The roughly 15 minute agenda segment, however, did have its interesting moments. 

A few were provided by Hock, whose response to pointed questions and criticisms about the contract he claims to have “negotiated” (more like “capitulated”) with Taste Inc. included his trademark blank “Am I lying or merely clueless?” expression, which probably won’t be visible from the permanent wide-angle shot of the City’s meeting video.  Given how he’s botched this RFP process up ‘til now, we can’t wait to see what kind of mess Hock makes of the contract “revision.”

A few more “moments” were provided by Taste Inc. spokesman Mel Thillens, who actually called TOPR an event that “makes this City a community worth living in” while expressing his “frustration” with the City Council for not rushing to approve the sweetheart contract Hock gave them.  Apparently it’s frustrating to Thillens that the Council isn’t jumping at the chance to accept the $20,000 letter of credit offered by Taste Inc. when the RFP required a $100,000 one as security for Taste Inc.’s performance; or to accept Taste Inc.’s offer of a 50/50 split of TOPR profits only after Taste Inc. pockets the first $20,000 of profits, which Thillens himself has acknowledged probably won’t leave anything left for the City. 

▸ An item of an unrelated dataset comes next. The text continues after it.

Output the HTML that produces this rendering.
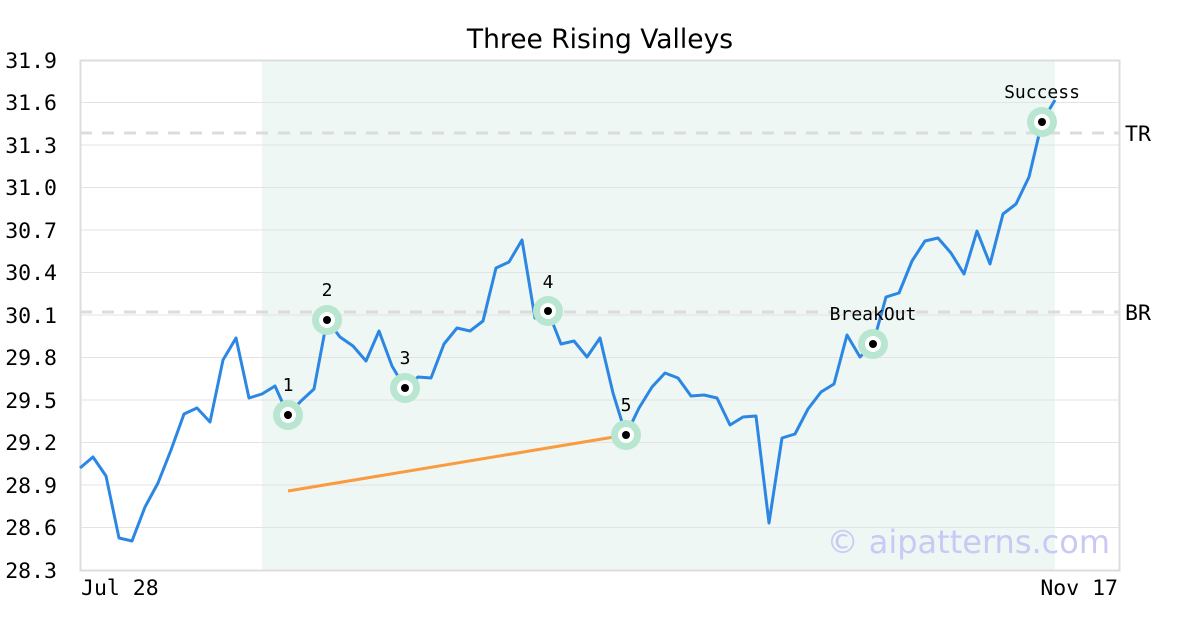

But the “moments” we most enjoyed were provided by Ald. Tom “Should I Stay Or Should I Go” Bernick (6th), whose commitment to service on the Council recently has been the subject of much speculation.  Bernick, one of the Council’s Taste Inc. apologists, tends to assert “I’m a businessman” to preface remarks that seem to need that kind of endorsement to compensate for their lack of merit, and he used it several times last night when questioning why Taste Inc. would continue to pursue the TOPR contract while getting “kick[ed] in the face” by the Council.

Hey, Tom…how about the $80,000 of net profits already in Taste Inc.’s bank account, with the prospect of adding another $20,000 this year?